Bess Bonnier (born 26 May 1928 in Detroit; died 6 October 2011 in Grosse Pointe, Michigan) was an American jazz pianist, composer and music educator.

== Life and work ==
Bonnier, who was blind from birth, had classical piano lessons as a child. After graduating from Southeastern High School, she studied music and English at Wayne State University, but had to interrupt her studies to raise her three children as a single mother. In the 1960s, she earned a master's degree in English. She taught jazz piano for many years and performed at the Detroit Institute of Arts, at the Detroit International Jazz Festival and other local venues.

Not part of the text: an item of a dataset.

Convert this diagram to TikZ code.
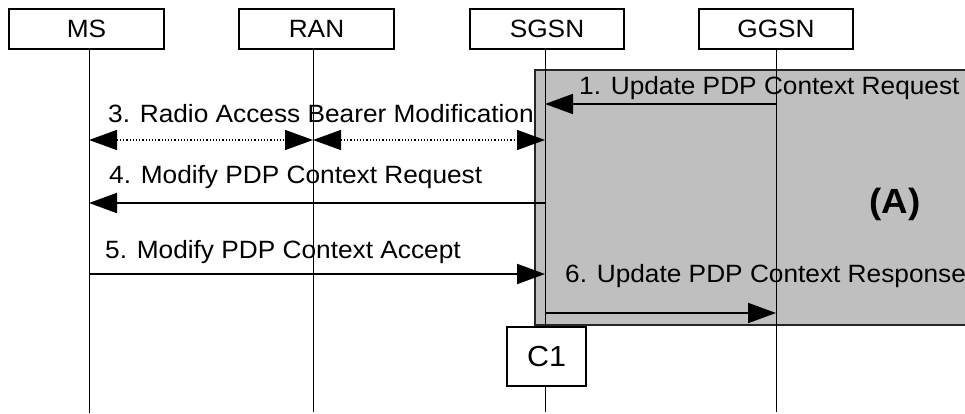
\documentclass[tikz,border=0pt]{standalone}
\usepackage{fontspec}
\setmainfont{Liberation Sans}[FakeStretch=1.05]
\usetikzlibrary{arrows.meta}
\begin{document}
\begin{tikzpicture}[x=1pt,y=-1pt,
  entity/.style={draw=black,line width=1.6pt,fill=white,inner sep=0pt,minimum height=40pt,font=\fontsize{25}{30}\selectfont},
  life/.style={draw=black,line width=0.9pt},
  msg/.style={draw=black,line width=2pt,-{Triangle[length=28pt,width=20pt]}},
  dotmsg/.style={draw=black,line width=1.2pt,dash pattern=on 1.2pt off 2pt,{Triangle[length=28pt,width=20pt]}-{Triangle[length=28pt,width=20pt]}},
  lab/.style={anchor=base west,inner sep=0pt,font=\fontsize{25}{30}\selectfont},
  region/.style={draw=black!85,line width=1.6pt,fill=black!25},
  cbox/.style={draw=black,line width=1.6pt,fill=white,inner sep=0pt,minimum width=79pt,minimum height=59pt,font=\fontsize{29}{34}\selectfont}
]
\clip (0,0) rectangle (965,414);
\fill[white] (0,0) rectangle (965,414);

% region (A)
\draw[region] (535,70) rectangle (985,325);
\node[font=\fontsize{35}{40}\selectfont\bfseries] (areaA) at (895,204) {(A)};

% entity boxes
\node[entity,minimum width=155pt] (ms) at (86.5,29) {MS};
\node[entity,minimum width=155pt] (ran) at (316.5,29) {RAN};
\node[entity,minimum width=154pt] (sgsn) at (547,29) {SGSN};
\node[entity,minimum width=154pt] (ggsn) at (776,29) {GGSN};

% lifeline ends
\coordinate (msl) at (89,413);
\coordinate (ranl) at (313,412);
\coordinate (sgsnl) at (545,412);
\coordinate (ggsnl) at (776,412);

% labels
\node[lab] (l1) at (579,95) {1. Update PDP Context Request};
\node[lab] (l3) at (108,123) {3. Radio Access Bearer Modification};
\node[lab] (l4) at (109,183) {4. Modify PDP Context Request};
\node[lab] (l5) at (105,258) {5. Modify PDP Context Accept};
\node[lab] (l6) at (565,282) {6. Update PDP Context Response};

% lifelines
\draw[life] (ms.south -| msl) -- (msl);
\draw[life] (ran.south -| ranl) -- (ranl);
\draw[life] (sgsn.south -| sgsnl) -- (sgsnl);
\draw[life] (ggsn.south -| ggsnl) -- (ggsnl);

% messages
\draw[msg] (ggsnl |- 0,104) -- (sgsnl |- 0,104);
\draw[dotmsg] (msl |- 0,140) -- (ranl |- 0,140);
\draw[dotmsg] (ranl |- 0,140) -- (sgsnl |- 0,140);
\draw[msg] (sgsnl |- 0,203) -- (msl |- 0,203);
\draw[msg] (msl |- 0,274) -- (sgsnl |- 0,274);
\draw[msg] (sgsnl |- 0,313) -- (ggsnl |- 0,313);

% C1
\node[cbox] (c1) at (546.5,356.5) {C1};
\end{tikzpicture}
\end{document}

Bonnier presented a series of albums under her own name; in 1958 her debut album appeared on the Chicago label Argo. Her other albums include Suite William (1999), a jazz cantata with texts by William Shakespeare, and Bess Bonnier and Other Jazz Birds (1985), in which she played with guest musicians including Roland Hanna and Pepper Adams. In 1981 she performed with her longtime friends Tommy Flanagan, Barry Harris and Roland Hanna at the Detroit Piano Summit in a New York church.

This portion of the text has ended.